Please feel encouraged to employ Timo if you use Dovecot!
I will add a hearty 'seconded!' to this endorsement.

Timo helped migrate our old courier-imap setup and dis so quickly and
efficiently. A few legacy config issues prevented us from switching to
the dovecot LDA at the time, but he explained in detail what I needed to
do, and when I migrated our old bare metal gentoo mail server to a shiny
new virtualized one, I made the changes and everything just worked (with
a few minor issues I had to fix, also related to the same legacy config
issues)...

I just wish my boss was more open to spending money on technology so I
could engage Timo to do a few more things...
--
Best regards,

Charles
Stan Hoeppner
2014-01-24 12:10:01 UTC
Permalink
Sven, why didn't you chime in? Your setup is similar scale and I think
your insights would be valuable here. Or maybe you could repost your
last on this topic. Or was that discussion off list? I can't recall.

Anyway, I missed this post Murray. Thanks Ed for drudging this up.
Maybe this will give you some insight, or possibly confuse you. :)
Post by Murray Trainer
Hi All,
I am trying to determine whether a mail server cluster based on Dovecot
will be capable of supporting 500,000+ mailboxes with about 50,000 IMAP
and 5000 active POP3 connections. I have looked at the Dovecot
http://blog.dovecot.org/2012/02/dovecot-clustering-with-dsync-based.html
and some other Dovecot mailing list threads but I am not sure how many
users such a setup will handle. I have a concern about the I/O
performance of NFS in the suggested architecture above. One possible
option available to us is to split up the mailboxes over multiple
clusters with subsets of domains. Is there anyone out there currently
running this many users on a Dovecot based mail cluster?

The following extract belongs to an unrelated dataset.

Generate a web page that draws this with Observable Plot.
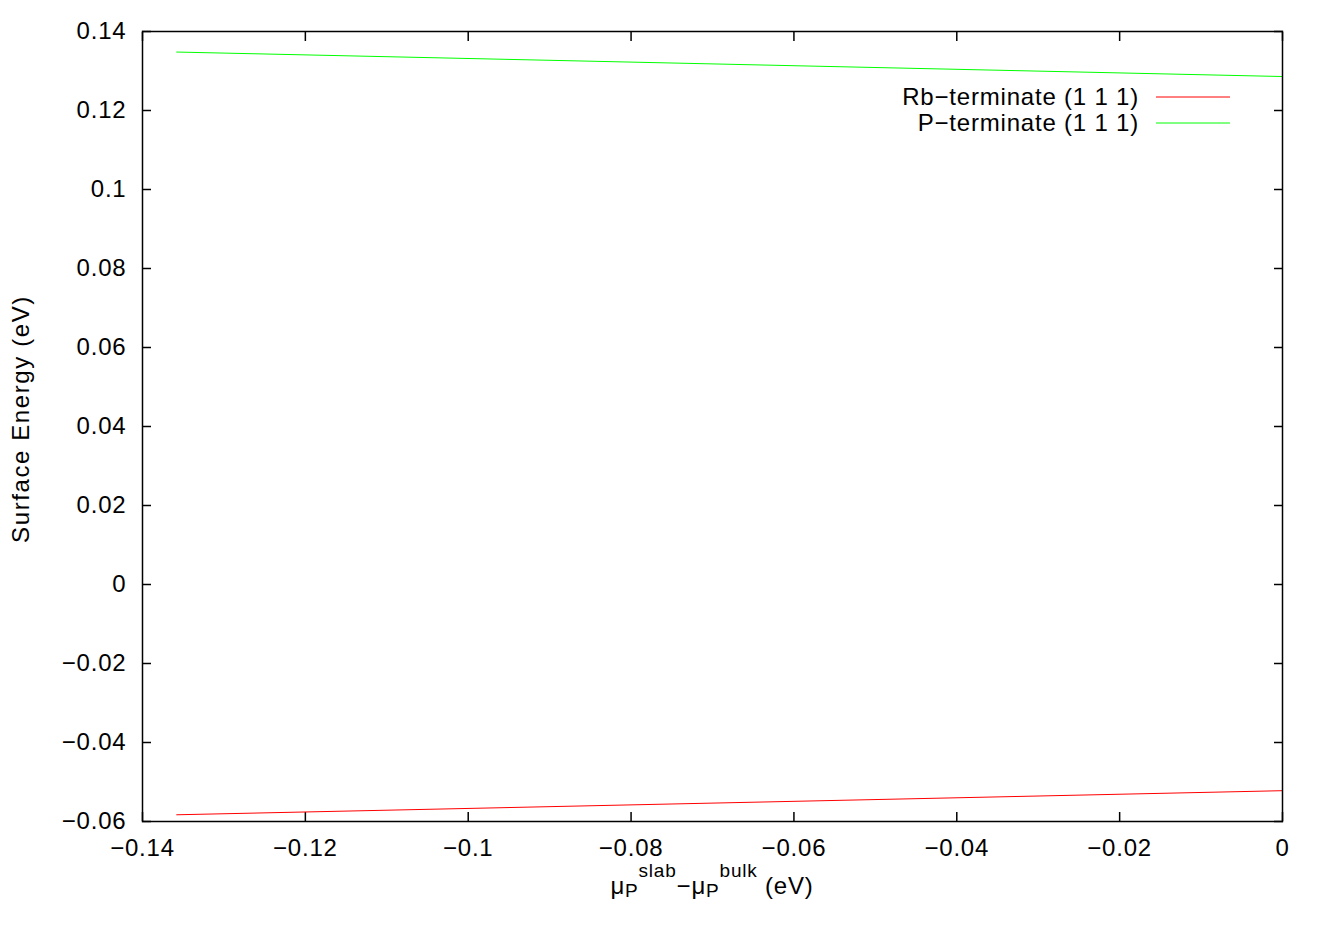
<!DOCTYPE html>
<html>
<head>
<meta charset="utf-8">
<script src="https://cdn.jsdelivr.net/npm/d3@7"></script>
<script src="https://cdn.jsdelivr.net/npm/@observablehq/plot@0.6"></script>
<style>
  html, body { margin: 0; padding: 0; background: #fff; }
  #chart { position: relative; width: 1329px; height: 930px; }
  svg { font-family: "Liberation Sans", Arial, sans-serif; }
  svg text { letter-spacing: 0.8px; }
</style>
</head>
<body>
<div id="chart"></div>
<script>
// ---- data ----
const muX = [-0.1358, 0];
const rbEnergy = [-0.0583, -0.0522];
const pEnergy = [0.1348, 0.1286];
const seriesNames = ["Rb\u2212terminate (1 1 1)", "P\u2212terminate (1 1 1)"];
const seriesColors = ["#ff0000", "#00ff00"];
const xTicks = [-0.14, -0.12, -0.1, -0.08, -0.06, -0.04, -0.02, 0];
const yTicks = [-0.06, -0.04, -0.02, 0, 0.02, 0.04, 0.06, 0.08, 0.1, 0.12, 0.14];

const rows = [];
muX.forEach((x, i) => rows.push({series: seriesNames[0], x, y: rbEnergy[i]}));
muX.forEach((x, i) => rows.push({series: seriesNames[1], x, y: pEnergy[i]}));

const fmt = d => Math.abs(d) < 1e-12 ? "0" : d3.format("~g")(d);

const W = 1329, H = 930;
const mL = 142, mR = 47, mT = 31, mB = 109;

const plot = Plot.plot({
  width: W,
  height: H,
  marginLeft: mL,
  marginRight: mR,
  marginTop: mT,
  marginBottom: mB,
  style: {fontSize: "24px", fontFamily: "Liberation Sans, Arial, sans-serif", background: "#fff", color: "#000"},
  x: {domain: [-0.14, 0]},
  y: {domain: [-0.06, 0.14]},
  color: {domain: seriesNames, range: seriesColors},
  marks: [
    // inward ticks on all four sides
    Plot.axisX(xTicks, {anchor: "bottom", tickSize: -9, fill: "none", label: null, strokeWidth: 1.5}),
    Plot.axisX(xTicks, {anchor: "top", tickSize: -9, fill: "none", label: null, strokeWidth: 1.5}),
    Plot.axisY(yTicks, {anchor: "left", tickSize: -9, fill: "none", label: null, strokeWidth: 1.5}),
    Plot.axisY(yTicks, {anchor: "right", tickSize: -9, fill: "none", label: null, strokeWidth: 1.5}),
    // tick labels
    Plot.axisX(xTicks, {anchor: "bottom", tickSize: 0, tickPadding: 17, tickFormat: fmt, label: null}),
    Plot.axisY(yTicks, {anchor: "left", tickSize: 0, tickPadding: 16, tickFormat: fmt, label: null}),
    Plot.line(rows, {x: "x", y: "y", z: "series", stroke: "series", strokeWidth: 1}),
    Plot.frame({stroke: "#000", strokeWidth: 1.5})
  ]
});

document.getElementById("chart").appendChild(plot);

const svg = d3.select(plot);

// x axis label with sub/superscripts
const xl = svg.append("text")
  .attr("x", mL + (W - mL - mR) / 2)
  .attr("y", 894)
  .attr("text-anchor", "middle")
  .attr("font-size", 24)
  .attr("fill", "#000");
const parts = [
  {t: "\u03bc", fs: 24, dy: 0},
  {t: "P", fs: 19, dy: 3},
  {t: "slab", fs: 19, dy: -20},
  {t: "\u2212\u03bc", fs: 24, dy: 17},
  {t: "P", fs: 19, dy: 3},
  {t: "bulk", fs: 19, dy: -20},
  {t: " (eV)", fs: 24, dy: 17}
];
parts.forEach(p => xl.append("tspan").attr("font-size", p.fs).attr("dy", p.dy).text(p.t));

// y axis label
svg.append("text")
  .attr("transform", `translate(29, ${mT + (H - mT - mB) / 2 - 7}) rotate(-90)`)
  .attr("text-anchor", "middle")
  .attr("font-size", 24)
  .style("letter-spacing", "1.6px")
  .attr("fill", "#000")
  .text("Surface Energy (eV)");

// legend
const lg = svg.append("g");
seriesNames.forEach((name, i) => {
  const cy = 97 + i * 26;
  lg.append("text")
    .attr("x", 1139)
    .attr("y", cy)
    .attr("dy", "0.35em")
    .attr("text-anchor", "end")
    .attr("font-size", 24)
    .attr("fill", "#000")
    .text(name);
  lg.append("line")
    .attr("x1", 1156).attr("x2", 1230)
    .attr("y1", cy).attr("y2", cy)
    .attr("stroke", seriesColors[i])
    .attr("stroke-width", 1);
});
</script>
</body>
</html>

Some
suggestions or advice on the best way to go would be greatly appreciated.
As with MTAs Dovecot requires miniscule CPU power for most tasks. Body
searches are the only operations that eat meaningful CPU, and only when
indexes aren't up to date.

As with MTAs, mailbox server performance is limited by disk IO, but it
is also limited by memory capacity as IMAP connections are long lived,
unlike an MTA where each lasts a few seconds.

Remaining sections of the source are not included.